## START DATASET EXTRACT

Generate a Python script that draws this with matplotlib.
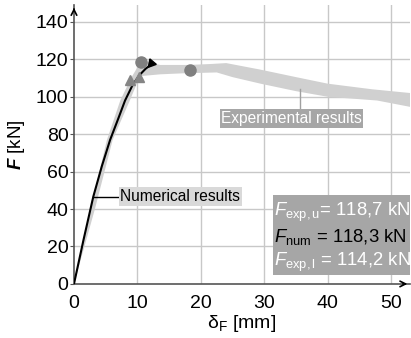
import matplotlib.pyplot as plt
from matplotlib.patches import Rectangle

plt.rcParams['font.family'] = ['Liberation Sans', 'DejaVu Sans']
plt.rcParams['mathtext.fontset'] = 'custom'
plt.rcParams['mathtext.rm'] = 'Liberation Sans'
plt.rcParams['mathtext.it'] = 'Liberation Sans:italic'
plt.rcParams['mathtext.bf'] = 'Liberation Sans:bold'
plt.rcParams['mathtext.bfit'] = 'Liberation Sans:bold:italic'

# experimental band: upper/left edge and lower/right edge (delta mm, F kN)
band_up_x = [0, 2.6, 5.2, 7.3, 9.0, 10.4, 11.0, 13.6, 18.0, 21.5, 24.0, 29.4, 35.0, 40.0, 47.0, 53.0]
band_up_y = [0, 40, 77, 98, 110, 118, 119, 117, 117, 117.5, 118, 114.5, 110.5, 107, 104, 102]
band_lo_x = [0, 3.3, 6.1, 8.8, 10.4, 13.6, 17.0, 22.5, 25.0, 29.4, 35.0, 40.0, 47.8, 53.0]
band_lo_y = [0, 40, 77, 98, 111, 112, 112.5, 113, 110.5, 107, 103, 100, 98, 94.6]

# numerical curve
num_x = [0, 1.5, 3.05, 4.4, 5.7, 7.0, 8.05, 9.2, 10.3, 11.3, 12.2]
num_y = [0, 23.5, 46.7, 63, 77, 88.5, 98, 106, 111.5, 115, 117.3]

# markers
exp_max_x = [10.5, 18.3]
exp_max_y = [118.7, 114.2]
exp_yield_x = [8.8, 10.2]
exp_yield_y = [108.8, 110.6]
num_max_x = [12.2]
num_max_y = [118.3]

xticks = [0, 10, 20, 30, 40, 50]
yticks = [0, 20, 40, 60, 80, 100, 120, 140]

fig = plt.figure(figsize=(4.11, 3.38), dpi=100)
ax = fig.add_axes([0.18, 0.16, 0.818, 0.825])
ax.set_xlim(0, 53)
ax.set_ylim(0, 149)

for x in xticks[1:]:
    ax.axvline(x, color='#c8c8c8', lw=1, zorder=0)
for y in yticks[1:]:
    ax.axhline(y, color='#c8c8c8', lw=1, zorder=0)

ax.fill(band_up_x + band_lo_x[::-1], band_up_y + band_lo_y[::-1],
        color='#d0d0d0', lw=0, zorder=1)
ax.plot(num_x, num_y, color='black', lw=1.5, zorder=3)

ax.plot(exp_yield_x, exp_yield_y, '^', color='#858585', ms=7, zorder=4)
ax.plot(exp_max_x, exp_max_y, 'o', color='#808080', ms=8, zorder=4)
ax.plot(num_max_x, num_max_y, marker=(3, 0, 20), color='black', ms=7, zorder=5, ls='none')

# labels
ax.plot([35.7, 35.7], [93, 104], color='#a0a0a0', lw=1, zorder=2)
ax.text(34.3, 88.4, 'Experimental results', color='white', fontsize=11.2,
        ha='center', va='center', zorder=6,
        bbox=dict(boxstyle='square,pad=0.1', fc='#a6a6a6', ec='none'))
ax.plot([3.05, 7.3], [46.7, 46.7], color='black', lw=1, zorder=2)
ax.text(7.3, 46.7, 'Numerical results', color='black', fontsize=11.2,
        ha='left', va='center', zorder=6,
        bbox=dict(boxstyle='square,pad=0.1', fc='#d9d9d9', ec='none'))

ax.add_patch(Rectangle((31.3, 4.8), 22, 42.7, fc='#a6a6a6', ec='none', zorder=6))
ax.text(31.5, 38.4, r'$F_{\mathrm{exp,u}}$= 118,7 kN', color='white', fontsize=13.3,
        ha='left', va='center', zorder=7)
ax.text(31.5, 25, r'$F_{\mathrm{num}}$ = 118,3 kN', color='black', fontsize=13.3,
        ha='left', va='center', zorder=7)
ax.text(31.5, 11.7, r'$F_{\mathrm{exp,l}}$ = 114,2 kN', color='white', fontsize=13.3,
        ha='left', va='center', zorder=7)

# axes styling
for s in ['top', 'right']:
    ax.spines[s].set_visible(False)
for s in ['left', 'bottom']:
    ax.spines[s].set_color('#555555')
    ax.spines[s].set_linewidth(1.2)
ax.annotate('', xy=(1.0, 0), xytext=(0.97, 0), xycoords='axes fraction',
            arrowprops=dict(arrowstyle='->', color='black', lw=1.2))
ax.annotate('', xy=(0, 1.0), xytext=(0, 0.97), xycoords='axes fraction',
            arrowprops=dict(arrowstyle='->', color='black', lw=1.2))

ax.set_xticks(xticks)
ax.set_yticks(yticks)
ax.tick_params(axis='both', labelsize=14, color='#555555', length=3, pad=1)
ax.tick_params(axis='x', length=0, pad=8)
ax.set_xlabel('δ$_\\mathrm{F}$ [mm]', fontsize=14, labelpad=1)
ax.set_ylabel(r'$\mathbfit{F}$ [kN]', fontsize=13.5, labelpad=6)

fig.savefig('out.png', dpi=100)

## END DATASET EXTRACT

**INSTRUCTIONS FOR THE TASK:**
Restate the full listing verbatim and drop every picture.

**OUTPUT OF THE TASK:**
Generate a Python script that draws this with matplotlib.
import matplotlib.pyplot as plt
from matplotlib.patches import Rectangle

plt.rcParams['font.family'] = ['Liberation Sans', 'DejaVu Sans']
plt.rcParams['mathtext.fontset'] = 'custom'
plt.rcParams['mathtext.rm'] = 'Liberation Sans'
plt.rcParams['mathtext.it'] = 'Liberation Sans:italic'
plt.rcParams['mathtext.bf'] = 'Liberation Sans:bold'
plt.rcParams['mathtext.bfit'] = 'Liberation Sans:bold:italic'

# experimental band: upper/left edge and lower/right edge (delta mm, F kN)
band_up_x = [0, 2.6, 5.2, 7.3, 9.0, 10.4, 11.0, 13.6, 18.0, 21.5, 24.0, 29.4, 35.0, 40.0, 47.0, 53.0]
band_up_y = [0, 40, 77, 98, 110, 118, 119, 117, 117, 117.5, 118, 114.5, 110.5, 107, 104, 102]
band_lo_x = [0, 3.3, 6.1, 8.8, 10.4, 13.6, 17.0, 22.5, 25.0, 29.4, 35.0, 40.0, 47.8, 53.0]
band_lo_y = [0, 40, 77, 98, 111, 112, 112.5, 113, 110.5, 107, 103, 100, 98, 94.6]

# numerical curve
num_x = [0, 1.5, 3.05, 4.4, 5.7, 7.0, 8.05, 9.2, 10.3, 11.3, 12.2]
num_y = [0, 23.5, 46.7, 63, 77, 88.5, 98, 106, 111.5, 115, 117.3]

# markers
exp_max_x = [10.5, 18.3]
exp_max_y = [118.7, 114.2]
exp_yield_x = [8.8, 10.2]
exp_yield_y = [108.8, 110.6]
num_max_x = [12.2]
num_max_y = [118.3]

xticks = [0, 10, 20, 30, 40, 50]
yticks = [0, 20, 40, 60, 80, 100, 120, 140]

fig = plt.figure(figsize=(4.11, 3.38), dpi=100)
ax = fig.add_axes([0.18, 0.16, 0.818, 0.825])
ax.set_xlim(0, 53)
ax.set_ylim(0, 149)

for x in xticks[1:]:
    ax.axvline(x, color='#c8c8c8', lw=1, zorder=0)
for y in yticks[1:]:
    ax.axhline(y, color='#c8c8c8', lw=1, zorder=0)

ax.fill(band_up_x + band_lo_x[::-1], band_up_y + band_lo_y[::-1],
        color='#d0d0d0', lw=0, zorder=1)
ax.plot(num_x, num_y, color='black', lw=1.5, zorder=3)

ax.plot(exp_yield_x, exp_yield_y, '^', color='#858585', ms=7, zorder=4)
ax.plot(exp_max_x, exp_max_y, 'o', color='#808080', ms=8, zorder=4)
ax.plot(num_max_x, num_max_y, marker=(3, 0, 20), color='black', ms=7, zorder=5, ls='none')

# labels
ax.plot([35.7, 35.7], [93, 104], color='#a0a0a0', lw=1, zorder=2)
ax.text(34.3, 88.4, 'Experimental results', color='white', fontsize=11.2,
        ha='center', va='center', zorder=6,
        bbox=dict(boxstyle='square,pad=0.1', fc='#a6a6a6', ec='none'))
ax.plot([3.05, 7.3], [46.7, 46.7], color='black', lw=1, zorder=2)
ax.text(7.3, 46.7, 'Numerical results', color='black', fontsize=11.2,
        ha='left', va='center', zorder=6,
        bbox=dict(boxstyle='square,pad=0.1', fc='#d9d9d9', ec='none'))

ax.add_patch(Rectangle((31.3, 4.8), 22, 42.7, fc='#a6a6a6', ec='none', zorder=6))
ax.text(31.5, 38.4, r'$F_{\mathrm{exp,u}}$= 118,7 kN', color='white', fontsize=13.3,
        ha='left', va='center', zorder=7)
ax.text(31.5, 25, r'$F_{\mathrm{num}}$ = 118,3 kN', color='black', fontsize=13.3,
        ha='left', va='center', zorder=7)
ax.text(31.5, 11.7, r'$F_{\mathrm{exp,l}}$ = 114,2 kN', color='white', fontsize=13.3,
        ha='left', va='center', zorder=7)

# axes styling
for s in ['top', 'right']:
    ax.spines[s].set_visible(False)
for s in ['left', 'bottom']:
    ax.spines[s].set_color('#555555')
    ax.spines[s].set_linewidth(1.2)
ax.annotate('', xy=(1.0, 0), xytext=(0.97, 0), xycoords='axes fraction',
            arrowprops=dict(arrowstyle='->', color='black', lw=1.2))
ax.annotate('', xy=(0, 1.0), xytext=(0, 0.97), xycoords='axes fraction',
            arrowprops=dict(arrowstyle='->', color='black', lw=1.2))

ax.set_xticks(xticks)
ax.set_yticks(yticks)
ax.tick_params(axis='both', labelsize=14, color='#555555', length=3, pad=1)
ax.tick_params(axis='x', length=0, pad=8)
ax.set_xlabel('δ$_\\mathrm{F}$ [mm]', fontsize=14, labelpad=1)
ax.set_ylabel(r'$\mathbfit{F}$ [kN]', fontsize=13.5, labelpad=6)

fig.savefig('out.png', dpi=100)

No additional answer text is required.